When The Man set up our solar power system in the summer, he put the batteries in the storage compartment at the front of the trailer and ran the necessary wires into bedroom where he located the inverter and charge controller. With temperatures dropping and winter on its way, he realized the placement of the batteries was not so good because the storage compartment did not provide much insulation for the batteries. Our batteries were getting too cold (and would get colder as winter progressed); we were suffering the effects of reduced capacity. He moved the batteries to the enclosed storage area under our bed. He built a box for the batteries, sealed it, and vented the battery box into the adjacent storage compartment. When he set up that storage compartment to house the solar batteries, he had vented it to the outside so any dangerous gases that made their way from the battery box to the compartment would escape.
Once The Man adjusted the angle of our solar panels and moved the batteries into a warmer environment, our batteries began holding their charge longer. Success! However, The Man wasn’t finished with his solar power system home improvements just yet. He had one more trick up his sleeve.
The Man started talking about LED lights again. They would really help conserve our energy, he said. I asked him to figure out what lights we needed, where to buy them, and how much they would cost. I figured once we had that information, we could make an informed decision about whether any savings would be worth the cost.
He got on eBay first. He found a listing for 20 “cool white” 12 volt LED light bulbs. The price? $10.50, including shipping. Even a tightwad like me couldn’t argue with that price. We ordered the LED bulbs.
We were excited the day we picked up the bulbs at our mailbox. When we got home, The Man installed them in the two fixtures above our sofa. The lights weren’t very bright, but we decided they would do. They would help us save energy, so we were on board. However, when The Man tried to install the lights in the rest of the fixtures in the house, he ran into a big problem. Our new bulbs did not fit in the other fixtures. Yep, our one travel trailer had two different types of fixtures that took bulbs with two different types of connectors. Frustration! It was back to the drawing board for The Man.
(We discovered later that the first LED bulbs we bought also fit in the reading lights installed above our bed. We were very glad to exchange the very bright lights we had dubbed “interrogation lights” for the more subdued lights from eBay. In other good news, we were able to use a local Facebook group to sell the remaining 16 bulbs we couldn’t use for $8.)
The Man’s next stop was Amazon.com. There he found the appropriate LED bulbs for the rest of our light fixtures. This time we bought ten “super bright” 12 volt “soft white” LED bulbs for $15.49. (I’m not sure if that price includes shipping, if we paid a shipping fee, or if we were using a free trial of Amazon Prime when we placed that order.)
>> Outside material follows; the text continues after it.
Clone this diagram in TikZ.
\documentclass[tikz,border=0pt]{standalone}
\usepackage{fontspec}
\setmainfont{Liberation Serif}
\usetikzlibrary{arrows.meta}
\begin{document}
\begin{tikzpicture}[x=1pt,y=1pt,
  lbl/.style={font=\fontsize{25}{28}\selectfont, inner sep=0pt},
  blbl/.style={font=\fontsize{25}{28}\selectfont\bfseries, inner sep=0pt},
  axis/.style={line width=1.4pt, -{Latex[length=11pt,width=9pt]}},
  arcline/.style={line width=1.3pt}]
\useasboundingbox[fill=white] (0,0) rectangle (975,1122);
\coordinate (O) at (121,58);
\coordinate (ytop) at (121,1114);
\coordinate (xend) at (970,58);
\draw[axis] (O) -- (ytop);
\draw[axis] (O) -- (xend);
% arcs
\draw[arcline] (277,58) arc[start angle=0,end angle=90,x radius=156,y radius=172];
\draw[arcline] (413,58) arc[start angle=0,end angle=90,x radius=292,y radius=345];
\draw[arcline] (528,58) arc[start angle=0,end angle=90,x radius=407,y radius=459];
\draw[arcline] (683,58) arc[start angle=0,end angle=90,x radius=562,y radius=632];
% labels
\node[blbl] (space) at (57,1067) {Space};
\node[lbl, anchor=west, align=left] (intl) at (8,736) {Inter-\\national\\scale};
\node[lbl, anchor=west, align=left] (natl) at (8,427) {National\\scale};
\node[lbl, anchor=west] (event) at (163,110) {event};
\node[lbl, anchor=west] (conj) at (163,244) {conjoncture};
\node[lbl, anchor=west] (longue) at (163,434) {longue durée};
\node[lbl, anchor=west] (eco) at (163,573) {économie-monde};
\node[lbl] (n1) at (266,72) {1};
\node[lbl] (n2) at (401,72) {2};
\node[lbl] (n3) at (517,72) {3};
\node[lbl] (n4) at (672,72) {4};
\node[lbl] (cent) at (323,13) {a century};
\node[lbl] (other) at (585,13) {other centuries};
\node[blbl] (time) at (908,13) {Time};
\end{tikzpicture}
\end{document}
Again, we waited for our bulbs to arrive in our mailbox. Again, we were excited to install the bulbs in our light fixtures. This time: Success! The bulbs not only fit in the fixtures, but they were in fact, “super bright.” They were so bright that in fixtures where we before had two incandescent bulbs, we now only needed one of our new LED bulbs. (I can’t find any information on how many lumens the first bulbs were, but the bulbs in the second batch are 600 lumens each. If you need help calculating how many lumens you need to light up your life, check out the Language of Light article “How to Determine How Many LED Lumens You’ll Need to Properly Light Your Space” by David P Hakimi. Of course, this article is about lighting a conventional home, not a travel trailer since I couldn’t find any articles about how many lumens one might need in an RV.)
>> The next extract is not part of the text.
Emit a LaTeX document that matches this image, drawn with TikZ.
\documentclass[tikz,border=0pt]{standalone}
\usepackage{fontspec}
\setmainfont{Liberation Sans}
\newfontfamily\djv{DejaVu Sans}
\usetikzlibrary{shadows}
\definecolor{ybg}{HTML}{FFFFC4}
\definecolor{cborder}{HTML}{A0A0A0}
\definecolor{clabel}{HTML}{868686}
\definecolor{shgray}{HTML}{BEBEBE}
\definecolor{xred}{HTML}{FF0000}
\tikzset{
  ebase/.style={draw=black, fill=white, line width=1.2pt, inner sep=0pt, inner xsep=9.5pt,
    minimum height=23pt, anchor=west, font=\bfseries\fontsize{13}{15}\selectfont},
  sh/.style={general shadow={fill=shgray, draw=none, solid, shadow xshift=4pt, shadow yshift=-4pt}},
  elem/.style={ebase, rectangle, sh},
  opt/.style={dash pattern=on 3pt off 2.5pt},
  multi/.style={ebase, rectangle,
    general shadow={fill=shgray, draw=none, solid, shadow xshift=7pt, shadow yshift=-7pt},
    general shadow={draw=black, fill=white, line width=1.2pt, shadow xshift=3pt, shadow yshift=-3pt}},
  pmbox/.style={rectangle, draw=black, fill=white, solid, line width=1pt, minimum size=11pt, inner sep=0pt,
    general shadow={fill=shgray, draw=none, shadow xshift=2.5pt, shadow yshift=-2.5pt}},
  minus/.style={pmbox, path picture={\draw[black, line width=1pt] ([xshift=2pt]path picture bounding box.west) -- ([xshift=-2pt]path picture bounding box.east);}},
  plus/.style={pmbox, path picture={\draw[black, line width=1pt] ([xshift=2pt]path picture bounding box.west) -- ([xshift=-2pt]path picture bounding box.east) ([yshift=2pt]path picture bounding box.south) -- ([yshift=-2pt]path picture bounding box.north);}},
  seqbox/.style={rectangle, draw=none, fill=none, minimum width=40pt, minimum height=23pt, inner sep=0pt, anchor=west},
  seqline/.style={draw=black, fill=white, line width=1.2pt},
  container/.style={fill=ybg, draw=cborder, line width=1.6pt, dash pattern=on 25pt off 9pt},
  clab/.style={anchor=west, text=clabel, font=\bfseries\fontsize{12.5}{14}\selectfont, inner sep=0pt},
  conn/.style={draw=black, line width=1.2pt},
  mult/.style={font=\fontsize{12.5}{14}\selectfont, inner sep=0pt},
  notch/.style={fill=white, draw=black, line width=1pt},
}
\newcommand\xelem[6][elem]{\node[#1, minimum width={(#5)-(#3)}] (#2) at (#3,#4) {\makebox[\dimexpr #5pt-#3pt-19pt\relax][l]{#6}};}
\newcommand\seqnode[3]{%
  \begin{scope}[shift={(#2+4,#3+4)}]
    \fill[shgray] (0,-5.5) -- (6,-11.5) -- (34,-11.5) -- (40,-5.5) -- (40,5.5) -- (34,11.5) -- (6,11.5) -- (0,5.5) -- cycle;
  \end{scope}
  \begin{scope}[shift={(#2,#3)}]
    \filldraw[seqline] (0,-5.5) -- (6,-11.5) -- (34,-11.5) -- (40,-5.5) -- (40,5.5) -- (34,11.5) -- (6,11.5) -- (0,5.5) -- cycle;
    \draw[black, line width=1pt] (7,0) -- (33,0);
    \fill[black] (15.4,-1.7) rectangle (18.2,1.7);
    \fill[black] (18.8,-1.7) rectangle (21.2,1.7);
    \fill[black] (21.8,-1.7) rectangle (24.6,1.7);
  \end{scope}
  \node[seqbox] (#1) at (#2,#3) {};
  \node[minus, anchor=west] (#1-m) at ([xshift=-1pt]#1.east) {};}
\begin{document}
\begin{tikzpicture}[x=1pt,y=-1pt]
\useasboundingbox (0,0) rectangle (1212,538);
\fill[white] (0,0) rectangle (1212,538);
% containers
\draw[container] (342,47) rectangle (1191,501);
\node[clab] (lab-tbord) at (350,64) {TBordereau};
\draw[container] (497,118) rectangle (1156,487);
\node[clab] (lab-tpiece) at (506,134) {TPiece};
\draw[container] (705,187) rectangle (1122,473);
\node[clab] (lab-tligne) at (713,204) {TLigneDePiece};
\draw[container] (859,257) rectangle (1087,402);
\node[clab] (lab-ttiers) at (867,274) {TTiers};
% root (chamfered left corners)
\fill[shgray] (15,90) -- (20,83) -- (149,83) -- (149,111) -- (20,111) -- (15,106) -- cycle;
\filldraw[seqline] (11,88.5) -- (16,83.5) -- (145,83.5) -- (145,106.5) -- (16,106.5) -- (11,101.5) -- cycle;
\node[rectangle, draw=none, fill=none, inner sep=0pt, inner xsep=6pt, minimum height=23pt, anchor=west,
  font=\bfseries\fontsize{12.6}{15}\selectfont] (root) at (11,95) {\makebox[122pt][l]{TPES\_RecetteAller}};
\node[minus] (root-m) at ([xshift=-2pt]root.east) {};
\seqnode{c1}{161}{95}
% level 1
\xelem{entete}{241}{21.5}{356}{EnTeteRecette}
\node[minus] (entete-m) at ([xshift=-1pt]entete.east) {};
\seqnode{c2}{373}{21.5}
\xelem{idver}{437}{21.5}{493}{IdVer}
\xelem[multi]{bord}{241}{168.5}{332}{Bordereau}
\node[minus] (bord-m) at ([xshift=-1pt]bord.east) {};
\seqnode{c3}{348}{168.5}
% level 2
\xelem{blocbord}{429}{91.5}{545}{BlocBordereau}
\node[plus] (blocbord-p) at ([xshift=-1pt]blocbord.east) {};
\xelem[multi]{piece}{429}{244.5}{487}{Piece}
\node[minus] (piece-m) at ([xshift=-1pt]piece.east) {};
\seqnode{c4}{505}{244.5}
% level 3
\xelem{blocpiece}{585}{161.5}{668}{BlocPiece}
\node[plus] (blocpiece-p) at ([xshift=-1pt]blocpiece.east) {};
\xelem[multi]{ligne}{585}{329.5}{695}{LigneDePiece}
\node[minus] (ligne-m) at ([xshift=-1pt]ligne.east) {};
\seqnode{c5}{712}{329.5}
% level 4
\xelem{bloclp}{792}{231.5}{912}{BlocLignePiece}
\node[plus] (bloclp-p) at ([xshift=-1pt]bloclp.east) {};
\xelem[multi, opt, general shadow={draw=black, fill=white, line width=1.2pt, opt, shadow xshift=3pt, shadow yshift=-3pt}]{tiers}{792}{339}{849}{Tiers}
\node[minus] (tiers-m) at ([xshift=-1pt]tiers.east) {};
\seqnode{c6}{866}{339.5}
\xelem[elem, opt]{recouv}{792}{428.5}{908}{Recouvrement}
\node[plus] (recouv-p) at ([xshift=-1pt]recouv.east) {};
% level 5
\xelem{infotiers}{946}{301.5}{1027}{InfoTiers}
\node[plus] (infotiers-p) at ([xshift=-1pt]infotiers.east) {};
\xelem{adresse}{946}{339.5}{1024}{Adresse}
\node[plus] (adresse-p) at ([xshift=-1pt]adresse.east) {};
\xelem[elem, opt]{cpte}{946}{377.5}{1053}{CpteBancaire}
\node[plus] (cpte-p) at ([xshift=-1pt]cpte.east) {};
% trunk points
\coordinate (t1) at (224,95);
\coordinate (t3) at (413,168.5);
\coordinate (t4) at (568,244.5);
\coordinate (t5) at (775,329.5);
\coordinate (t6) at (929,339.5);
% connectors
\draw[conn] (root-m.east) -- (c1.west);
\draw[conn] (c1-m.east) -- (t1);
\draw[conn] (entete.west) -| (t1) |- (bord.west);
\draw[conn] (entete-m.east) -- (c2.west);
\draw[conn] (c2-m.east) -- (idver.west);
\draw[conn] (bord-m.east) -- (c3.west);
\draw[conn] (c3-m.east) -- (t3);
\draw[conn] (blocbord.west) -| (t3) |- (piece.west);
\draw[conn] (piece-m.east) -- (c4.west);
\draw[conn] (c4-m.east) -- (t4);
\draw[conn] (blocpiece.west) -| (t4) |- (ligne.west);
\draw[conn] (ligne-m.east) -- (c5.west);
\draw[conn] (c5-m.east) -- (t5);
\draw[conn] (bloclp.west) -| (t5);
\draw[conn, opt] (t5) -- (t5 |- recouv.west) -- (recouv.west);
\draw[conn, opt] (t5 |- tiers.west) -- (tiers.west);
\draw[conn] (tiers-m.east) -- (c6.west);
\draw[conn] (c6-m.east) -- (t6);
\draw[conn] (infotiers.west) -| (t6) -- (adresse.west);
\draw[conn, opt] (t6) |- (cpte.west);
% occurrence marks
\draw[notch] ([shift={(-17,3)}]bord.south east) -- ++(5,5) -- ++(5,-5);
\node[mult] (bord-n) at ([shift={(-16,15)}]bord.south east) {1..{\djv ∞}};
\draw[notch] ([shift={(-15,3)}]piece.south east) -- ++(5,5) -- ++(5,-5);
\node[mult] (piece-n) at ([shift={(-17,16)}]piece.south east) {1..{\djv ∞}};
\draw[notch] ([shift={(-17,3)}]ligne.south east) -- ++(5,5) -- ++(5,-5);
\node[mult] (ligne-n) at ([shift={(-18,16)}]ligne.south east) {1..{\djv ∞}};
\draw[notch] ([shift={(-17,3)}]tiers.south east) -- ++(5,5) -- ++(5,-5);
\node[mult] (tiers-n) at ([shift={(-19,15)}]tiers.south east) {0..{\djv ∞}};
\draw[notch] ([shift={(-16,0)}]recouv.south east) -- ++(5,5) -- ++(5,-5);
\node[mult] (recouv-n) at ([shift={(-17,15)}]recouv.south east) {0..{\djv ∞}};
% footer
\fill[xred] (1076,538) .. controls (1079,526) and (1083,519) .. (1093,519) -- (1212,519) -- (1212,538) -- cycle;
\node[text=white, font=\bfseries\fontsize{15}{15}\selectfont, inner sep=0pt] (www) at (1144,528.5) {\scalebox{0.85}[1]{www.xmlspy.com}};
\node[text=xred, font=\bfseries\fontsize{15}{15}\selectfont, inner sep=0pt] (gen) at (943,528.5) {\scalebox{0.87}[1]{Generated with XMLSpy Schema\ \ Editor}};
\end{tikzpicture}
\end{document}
The rooms in our travel trailer are so much brighter at night since we put in the new bulbs. The Man can do his detailed artwork now even after the sun goes down. I like having the place well lit too. The quality of the light is better as well. I can best describe the new light as “crisp.” Only in retrospect did I realize that the incandescent lights in the travel trailer when we bought it were yellow and dull, even somewhat hazy. The new lighting seems to be better for my mental health.
The new LED lights also solved our original problem: they don’t use as much energy. I can tell this is true because when I put my hand next to them, I feel no heat. The Trailer Life article “Making the LED Swap” by Kristopher Bunker explains why this is the case.
“Typical halogen lights that are used in the RV industry are either 10 or 20 watts,” said Mike Camarota, president of ITC RV, a company that offers interior lighting products for the RV industry. “In contrast, the LED equivalent lights are 4 or 6 watts. This reduction on energy consumption of 70 percent means less draw on the power circuit of the RV…In dry-camping situations the battery will last longer.”
But the benefits of LED technology go beyond power consumption. Ever notice how hot the interior of your trailer gets when all the lights are on? “Lights produce heat,” said Camarota. “The process of converting energy into light involves two byproducts, heat and light. The difference between LED lights and non-LED lights is not that LED lights produce no heat but instead that they use less energy to produce light. In that conversion process, a greater percentage of energy goes into light emission than heat emission.”
Do I recommend you replace the incandescent lights in your RV with LED lights? Absolutely! If you have $10 to $15 to spare (or even $30, if your RV is larger than ours and you need double the number of bulbs), get yourself some LED bulbs. They will make your solar power last longer, keep your rig cooler during hot times of the year, and require replacement less frequently. Just be sure you check all of your fixtures so you will know if you need bulbs with different types of connectors and determine if you are getting the number of lumens you need to keep your living space as bright (or dim) as you desire. I think you’ll thank me for this advice once your new LED bulbs are in place.